Eugene Housing's Perpetual Cycle of Horror
The Student Insurgent #housing
A Condensed List of UO Housing Atrocities
[on campus housing]
- Hamilton and Earl have no elevators
- Communal bathrooms and accessibility; bathtubs only in Riley
- Overcrowding of the dorms; already cramped doubles turning into triples
- Some temporary rooms (for those who need to leave dangerous roommate situations) turned into quads, defeating the purpose
- Kalapuya and GSH literally sinking
- 12 credit requirement to live in dorms: no exceptions
- The fact that Hamilton is still somehow open
- Most expensive buildings are the buildings named after POC (pointed out by UO Black Male Alliance President - Desi Acuay - in Emerald Article “How new dorms are named”)
[UO sponsored housing]
- Heinously expensive for cheap and often unavailable amenities
- Management tends to be ass
- Pest infestations and untreated black mold problems
- Simply not adequately cleaned between tenants, despite charging cleaning fees
Problems in Student Housing Hierarchy and the Overreliance on Cops
Student Housing management systematically over-relies on RAs, while at the same time not providing adequate resources, training, nor protections for them as workers.
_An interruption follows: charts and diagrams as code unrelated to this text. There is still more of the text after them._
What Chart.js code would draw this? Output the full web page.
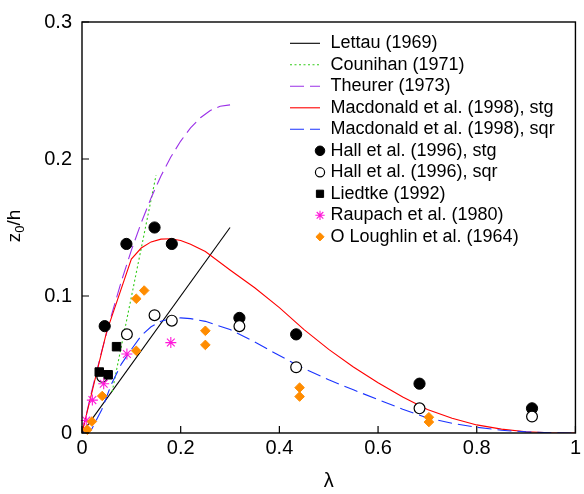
<!DOCTYPE html>
<html><head><meta charset="utf-8">
<script src="https://cdn.jsdelivr.net/npm/chart.js@4/dist/chart.umd.min.js"></script>
<style>html,body{margin:0;padding:0;background:#fff}#wrap{width:584px;height:494px;position:relative}</style>
</head><body><div id="wrap"><canvas id="c"></canvas></div>
<script>
// ---- data ----
const lettauX = [0, 0.3];
const lettauY = [0, 0.15];
const counihanX = [0.061, 0.150];
const counihanY = [0.030, 0.188];
const theurerX = [0,0.02,0.04,0.06,0.08,0.1,0.12,0.14,0.16,0.18,0.2,0.22,0.24,0.26,0.28,0.3];
const theurerY = [0,0.031,0.0597,0.0864,0.111,0.1333,0.1535,0.1716,0.1876,0.2014,0.2131,0.2227,0.2301,0.2354,0.2385,0.2395];
const macStgX = [0,0.05,0.1,0.12,0.14,0.16,0.18,0.2,0.22,0.25,0.3,0.35,0.4,0.45,0.5,0.55,0.6,0.65,0.7,0.75,0.8,0.85,0.9,0.95,1];
const macStgY = [0,0.074,0.127,0.135,0.1395,0.1415,0.1418,0.1405,0.1378,0.1325,0.119,0.106,0.0915,0.0755,0.061,0.0482,0.0367,0.0263,0.0172,0.0108,0.0059,0.0028,0.0009,0.0002,0];
const macSqrX = [0,0.02,0.04,0.06,0.08,0.1,0.12,0.14,0.16,0.18,0.2,0.22,0.25,0.3,0.35,0.4,0.45,0.5,0.55,0.6,0.65,0.7,0.75,0.8,0.85,0.9,0.95,1];
const macSqrY = [0,0.003,0.017,0.036,0.0505,0.061,0.071,0.0775,0.0815,0.0835,0.084,0.0835,0.0815,0.0755,0.0665,0.0565,0.047,0.0388,0.0315,0.0244,0.0174,0.011,0.0071,0.0042,0.002,0.0008,0.0002,0];
const hallStgX = [0.046,0.090,0.147,0.182,0.319,0.434,0.684,0.912];
const hallStgY = [0.078,0.138,0.150,0.138,0.084,0.072,0.036,0.018];
const hallSqrX = [0.041,0.091,0.147,0.182,0.319,0.434,0.684,0.912];
const hallSqrY = [0.041,0.072,0.086,0.082,0.078,0.048,0.018,0.012];
const liedtkeX = [0.035,0.053,0.070];
const liedtkeY = [0.0445,0.0425,0.063];
const raupachX = [0.0087,0.021,0.044,0.091,0.180];
const raupachY = [0.0091,0.024,0.036,0.0577,0.066];
const oloughX = [0.0107,0.020,0.041,0.110,0.110,0.126,0.250,0.250,0.441,0.441,0.703,0.703];
const oloughY = [0.0024,0.0084,0.027,0.060,0.098,0.104,0.0746,0.0643,0.0331,0.0266,0.0115,0.008];
const xTicks = [0,0.2,0.4,0.6,0.8,1];
const xTickLabels = ['0','0.2','0.4','0.6','0.8','1'];
const yTicks = [0,0.1,0.2,0.3];
const yTickLabels = ['0','0.1','0.2','0.3'];
const seriesLabels = ['Lettau (1969)','Counihan (1971)','Theurer (1973)','Macdonald et al. (1998), stg','Macdonald et al. (1998), sqr','Hall et al. (1996), stg','Hall et al. (1996), sqr','Liedtke (1992)','Raupach et al. (1980)','O Loughlin et al. (1964)'];

function pts(xs, ys){ return xs.map((x,i)=>({x:x, y:ys[i]})); }
const FONT = '"Liberation Sans", Arial, Helvetica, sans-serif';

function lineDs(label, xs, ys, color, dash, ord){
  return {label, data:pts(xs,ys), showLine:true, borderColor:color, backgroundColor:color,
    borderWidth:1.1, borderDash:dash, pointRadius:0, pointHoverRadius:0, tension:0, fill:false, order:ord};
}
function markDs(label, xs, ys, style, r, fillC, strokeC, bw, ord){
  return {label, data:pts(xs,ys), showLine:false, pointStyle:style, pointRadius:r, pointHoverRadius:r,
    backgroundColor:fillC, borderColor:strokeC, pointBorderWidth:bw, borderWidth:bw, order:ord, clip:false};
}

const datasets = [
  lineDs(seriesLabels[0], lettauX, lettauY, '#000000', [], 19),
  lineDs(seriesLabels[1], counihanX, counihanY, '#33cc1a', [2,2.5], 18),
  lineDs(seriesLabels[2], theurerX, theurerY, '#9b30e8', [14,6], 17),
  lineDs(seriesLabels[3], macStgX, macStgY, '#ff0000', [], 16),
  lineDs(seriesLabels[4], macSqrX, macSqrY, '#1a33ff', [14,6], 15),
  markDs(seriesLabels[5], hallStgX, hallStgY, 'circle', 5.6, '#000000', '#000000', 1, 5),
  markDs(seriesLabels[6], hallSqrX, hallSqrY, 'circle', 5.4, '#ffffff', '#000000', 1.2, 4),
  markDs(seriesLabels[7], liedtkeX, liedtkeY, 'rect', 6, '#000000', '#000000', 1, 3),
  markDs(seriesLabels[8], raupachX, raupachY, 'star', 5.5, '#ff1ad9', '#ff1ad9', 1.1, 2),
  markDs(seriesLabels[9], oloughX, oloughY, 'rectRot', 4.8, '#ff8c00', '#ff8c00', 1, 1)
];

const decor = {
  id:'decor',
  afterDraw(chart){
    const ctx = chart.ctx, a = chart.chartArea;
    const xs = chart.scales.x, ys = chart.scales.y;
    ctx.save();
    ctx.strokeStyle = '#000'; ctx.lineWidth = 1.4; ctx.setLineDash([]);
    ctx.strokeRect(a.left, a.top, a.right - a.left, a.bottom - a.top);
    ctx.lineWidth = 1.2;
    ctx.beginPath();
    xTicks.forEach(v => { const px = xs.getPixelForValue(v); ctx.moveTo(px, a.bottom); ctx.lineTo(px, a.bottom - 7); });
    yTicks.forEach(v => { const py = ys.getPixelForValue(v); ctx.moveTo(a.left, py); ctx.lineTo(a.left + 7, py); });
    ctx.stroke();
    // axis titles
    ctx.fillStyle = '#000';
    ctx.font = '20px ' + FONT; ctx.textAlign = 'center'; ctx.textBaseline = 'alphabetic';
    ctx.fillText('λ', (a.left + a.right)/2, 487);
    ctx.save();
    ctx.translate(20, 226); ctx.rotate(-Math.PI/2);
    const big = '19px ' + FONT, small = '13px ' + FONT;
    ctx.font = big; const wz = ctx.measureText('z').width; const wh = ctx.measureText('/h').width;
    ctx.font = small; const w0 = ctx.measureText('0').width;
    let sx = -(wz + w0 + wh)/2;
    ctx.textAlign = 'left';
    ctx.font = big; ctx.fillText('z', sx, 0); sx += wz;
    ctx.font = small; ctx.fillText('0', sx, 4); sx += w0;
    ctx.font = big; ctx.fillText('/h', sx, 0);
    ctx.restore();
    // legend
    ctx.font = '18px ' + FONT; ctx.textAlign = 'left'; ctx.textBaseline = 'middle';
    chart.data.datasets.forEach((ds, i) => {
      const y = 43.3 + i * 21.5;
      if (ds.showLine) {
        ctx.save();
        ctx.strokeStyle = ds.borderColor; ctx.lineWidth = ds.borderWidth; ctx.setLineDash(ds.borderDash || []);
        ctx.beginPath(); ctx.moveTo(290, y); ctx.lineTo(320, y); ctx.stroke();
        ctx.restore();
      } else {
        ctx.save();
        ctx.fillStyle = ds.backgroundColor; ctx.strokeStyle = ds.borderColor; ctx.lineWidth = ds.borderWidth;
        Chart.helpers.drawPoint(ctx, {pointStyle: ds.pointStyle, radius: ds.pointRadius * 0.85, rotation: 0, borderWidth: ds.borderWidth}, 320, y);
        ctx.restore();
      }
      ctx.fillStyle = '#000';
      ctx.fillText(ds.label, 330.5, y);
    });
    ctx.restore();
  }
};

new Chart(document.getElementById('c'), {
  type:'scatter',
  data:{datasets},
  options:{
    animation:false, responsive:true, maintainAspectRatio:false,
    layout:{padding:{left:0, right:4, top:16, bottom:0}},
    plugins:{legend:{display:false}, tooltip:{enabled:false}},
    events:[],
    scales:{
      x:{type:'linear', min:0, max:1,
        afterBuildTicks:s=>{ s.ticks = xTicks.map(v=>({value:v})); },
        afterFit:s=>{ s.height = 61; },
        grid:{display:false, drawTicks:false}, border:{display:false},
        ticks:{callback:(v,i)=>xTickLabels[i], color:'#000', font:{size:20, family:FONT}, padding:3, maxRotation:0, autoSkip:false}
      },
      y:{type:'linear', min:0, max:0.3,
        afterBuildTicks:s=>{ s.ticks = yTicks.map(v=>({value:v})); },
        afterFit:s=>{ s.width = 82; },
        grid:{display:false, drawTicks:false}, border:{display:false},
        ticks:{callback:(v,i)=>yTickLabels[i], color:'#000', font:{size:20, family:FONT}, padding:10, autoSkip:false}
      }
    }
  },
  plugins:[decor]
});
</script></body></html>
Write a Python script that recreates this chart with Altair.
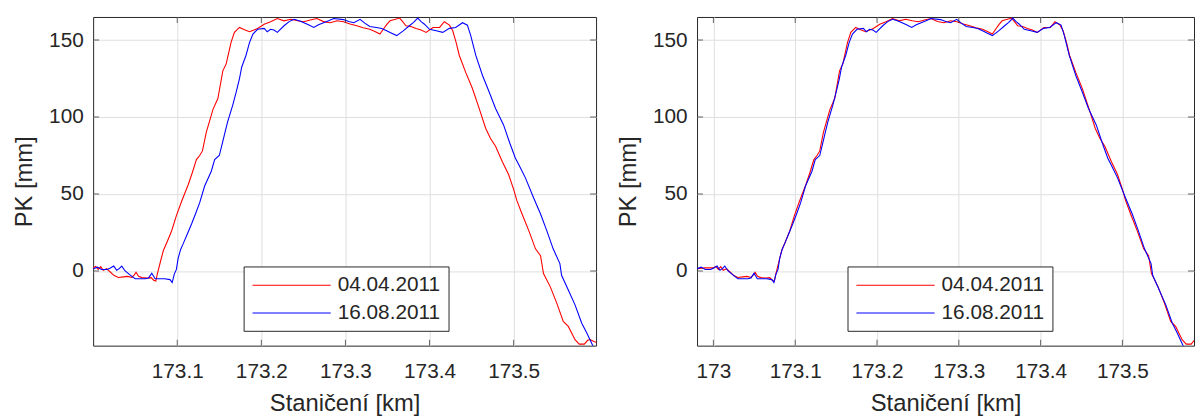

This leads to a very poor shuffling of responsibilities - responsibilities that should be taken on by the university - to the RAs.
A large example is interpersonal discrimination/harassment in the dorms. Firstly, these conflicts should be dealt with swiftly by the university, as they promise a safe space for all people; and harassment of any kind should not be tolerated. However, the university is, as we are all well aware, a heavily flawed institution, so this responsibility falls to the RAs, which leads to a second fundamental problem: RAs are not given the resources nor the training to adequately address these situations, leading to dangerous experiences for students and a large overinvolvement of cops in what should be a safe living space (especially in Barnhart).
According to an experienced RA, who we will call Z, de-escalation makes up the majority of an RAs job, and this plays a very important role in preventing potential violence and harm. Yet in the most recent RA training, the de-escalation training segment was shockingly brief, of only about 10 minutes. Rather, UO pushes RAs to become cozy with cops, even hosting meet and greets with UOPD. This is a crystal clear failure of the university to prioritize the safety of its students; cops are shit at de-escalation.
And if RAs instead turn to UO housing for resources, they are met with, as Z puts it, an incredibly “opaque process” that does not enable necessary change. One step above the RAs, the community directors, quit en masse every year, and reeducation for new hires is half-baked, failing both them, and the students. Furthermore, there are not sufficient protections for the RAs themselves, who often experience unaddressed harassment, sexual harassment, and forms of discrimination.
Predatory Property Managers vs Mom and Pop Landlords
Large property managers of student sponsored housing run their buildings as competitive businesses, constantly sacrificing quality while jacking up prices, thus monopolizing the available housing market. These property managers relish at the obedient and endless supply of students feeding straight into their shitty apartments year after year, luxuriating in the ease and simplicity of it all, and taking fiendish delight in providing the absolute minimum, if even that, for a premium price.
Additionally, these properties have the benefit of guaranteed temporarity, where tenants who are students are less likely to speak up on the atrocities of management because they will likely move out after a brief temporal frame anyway. The predatory targeting of students is becoming ridiculously clearer by the day. Instagram fills with UO clubs with random housing sponsorships (which often are completely irrelevant to the content of the club itself), and on-campus housing fairs only feature the same buildings year after year: 2125, 515, 959, Arena, Identity, etc.
This monopoly of traffic forces smaller mom and pop landlords out of business. Although smaller landlords can also be exploitative, they are more often operating as an individual rather than a vast faceless system, where they can work with individual people with their individual needs.
The housing market plays a large role in contributing to Eugene’s economic ecosystem that in large part thrives off the teamwork between large corporations to create a controlled environment for the exploitation of students that pushes smaller businesses off the plane of potential prosperity; and this problem is emphasized by most students not knowing their tenant rights in the first place, and that they apply to on campus housing as well.
Protections and Resources
- UO Confidential Advocates: trained sexual assault resource
- Free confidential and trained therapists
- Call hotline: 541-346-SAFE
- Fair Housing Council of Oregon
- For breaches of Fair Housing Law
- Addresses provable discrimination against protected class identities: on the basis of race, color, national origin/ethnicity, religion, family status (with children under 18), physical or mental disability, sex/gender, legal sources of income (ex. charging too high for move-in fees and deposits for those under section 8 housing choice voucher program)
- Applies to discrimination between tenants as well, because the landlord is supposed to intervene and protect
- Fill out complaint form: https://complaints.boli.oregon.gov/home/landing
- Springfield Eugene Tenant Association
- Landlord tenant law handbook
- Landlord overcharging, failure to maintain, habitability standards not met (mold, pests, etc.)